Set down the material exactly as given, please, from its first line through the line that includes "(11,706) -- (1119,706);".
[START Supplied data]
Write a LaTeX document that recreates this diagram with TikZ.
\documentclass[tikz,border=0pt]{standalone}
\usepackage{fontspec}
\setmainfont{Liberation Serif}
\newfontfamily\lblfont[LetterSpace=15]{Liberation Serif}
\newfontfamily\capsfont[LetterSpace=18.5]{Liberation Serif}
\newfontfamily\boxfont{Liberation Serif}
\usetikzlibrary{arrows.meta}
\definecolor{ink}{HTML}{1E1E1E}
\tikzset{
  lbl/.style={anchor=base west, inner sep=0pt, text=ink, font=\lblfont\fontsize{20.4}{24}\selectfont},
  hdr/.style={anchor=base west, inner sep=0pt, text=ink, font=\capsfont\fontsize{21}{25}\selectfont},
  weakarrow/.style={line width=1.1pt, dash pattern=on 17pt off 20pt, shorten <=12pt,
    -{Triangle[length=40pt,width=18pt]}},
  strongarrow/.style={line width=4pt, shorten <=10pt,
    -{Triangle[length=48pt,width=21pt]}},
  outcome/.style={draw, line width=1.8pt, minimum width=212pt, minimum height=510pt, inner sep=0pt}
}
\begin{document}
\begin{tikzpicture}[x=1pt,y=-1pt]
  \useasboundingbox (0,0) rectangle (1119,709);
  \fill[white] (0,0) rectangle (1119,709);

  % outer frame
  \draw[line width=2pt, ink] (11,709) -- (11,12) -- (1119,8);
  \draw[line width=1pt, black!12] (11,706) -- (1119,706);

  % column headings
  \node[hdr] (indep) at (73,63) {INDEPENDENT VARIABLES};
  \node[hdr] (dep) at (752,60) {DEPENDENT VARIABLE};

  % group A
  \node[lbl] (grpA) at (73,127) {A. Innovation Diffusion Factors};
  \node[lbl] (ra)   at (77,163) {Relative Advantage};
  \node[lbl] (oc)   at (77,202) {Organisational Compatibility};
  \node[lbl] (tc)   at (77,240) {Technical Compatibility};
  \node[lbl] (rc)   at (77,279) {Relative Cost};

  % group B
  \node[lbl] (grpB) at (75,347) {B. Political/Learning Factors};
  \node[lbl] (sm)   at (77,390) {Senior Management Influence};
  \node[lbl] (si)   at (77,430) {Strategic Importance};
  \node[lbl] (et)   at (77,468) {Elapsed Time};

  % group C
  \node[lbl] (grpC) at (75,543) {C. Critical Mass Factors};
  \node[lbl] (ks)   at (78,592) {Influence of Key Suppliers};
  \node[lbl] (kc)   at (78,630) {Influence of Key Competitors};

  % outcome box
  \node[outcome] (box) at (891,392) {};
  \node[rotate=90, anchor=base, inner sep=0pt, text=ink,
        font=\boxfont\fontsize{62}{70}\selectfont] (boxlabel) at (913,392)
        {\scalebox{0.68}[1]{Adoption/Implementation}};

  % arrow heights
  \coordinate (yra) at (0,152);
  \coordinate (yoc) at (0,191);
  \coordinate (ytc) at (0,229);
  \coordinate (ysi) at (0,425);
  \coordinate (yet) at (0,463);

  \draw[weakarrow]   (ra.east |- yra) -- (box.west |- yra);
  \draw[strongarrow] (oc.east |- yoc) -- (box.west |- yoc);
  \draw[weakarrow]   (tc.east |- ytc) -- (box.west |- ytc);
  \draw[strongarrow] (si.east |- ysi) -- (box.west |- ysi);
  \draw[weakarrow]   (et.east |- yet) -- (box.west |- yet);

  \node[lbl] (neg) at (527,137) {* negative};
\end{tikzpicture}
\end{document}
[END Supplied data]
**Written response**:
Write a LaTeX document that recreates this diagram with TikZ.
\documentclass[tikz,border=0pt]{standalone}
\usepackage{fontspec}
\setmainfont{Liberation Serif}
\newfontfamily\lblfont[LetterSpace=15]{Liberation Serif}
\newfontfamily\capsfont[LetterSpace=18.5]{Liberation Serif}
\newfontfamily\boxfont{Liberation Serif}
\usetikzlibrary{arrows.meta}
\definecolor{ink}{HTML}{1E1E1E}
\tikzset{
  lbl/.style={anchor=base west, inner sep=0pt, text=ink, font=\lblfont\fontsize{20.4}{24}\selectfont},
  hdr/.style={anchor=base west, inner sep=0pt, text=ink, font=\capsfont\fontsize{21}{25}\selectfont},
  weakarrow/.style={line width=1.1pt, dash pattern=on 17pt off 20pt, shorten <=12pt,
    -{Triangle[length=40pt,width=18pt]}},
  strongarrow/.style={line width=4pt, shorten <=10pt,
    -{Triangle[length=48pt,width=21pt]}},
  outcome/.style={draw, line width=1.8pt, minimum width=212pt, minimum height=510pt, inner sep=0pt}
}
\begin{document}
\begin{tikzpicture}[x=1pt,y=-1pt]
  \useasboundingbox (0,0) rectangle (1119,709);
  \fill[white] (0,0) rectangle (1119,709);

  % outer frame
  \draw[line width=2pt, ink] (11,709) -- (11,12) -- (1119,8);
  \draw[line width=1pt, black!12] (11,706) -- (1119,706);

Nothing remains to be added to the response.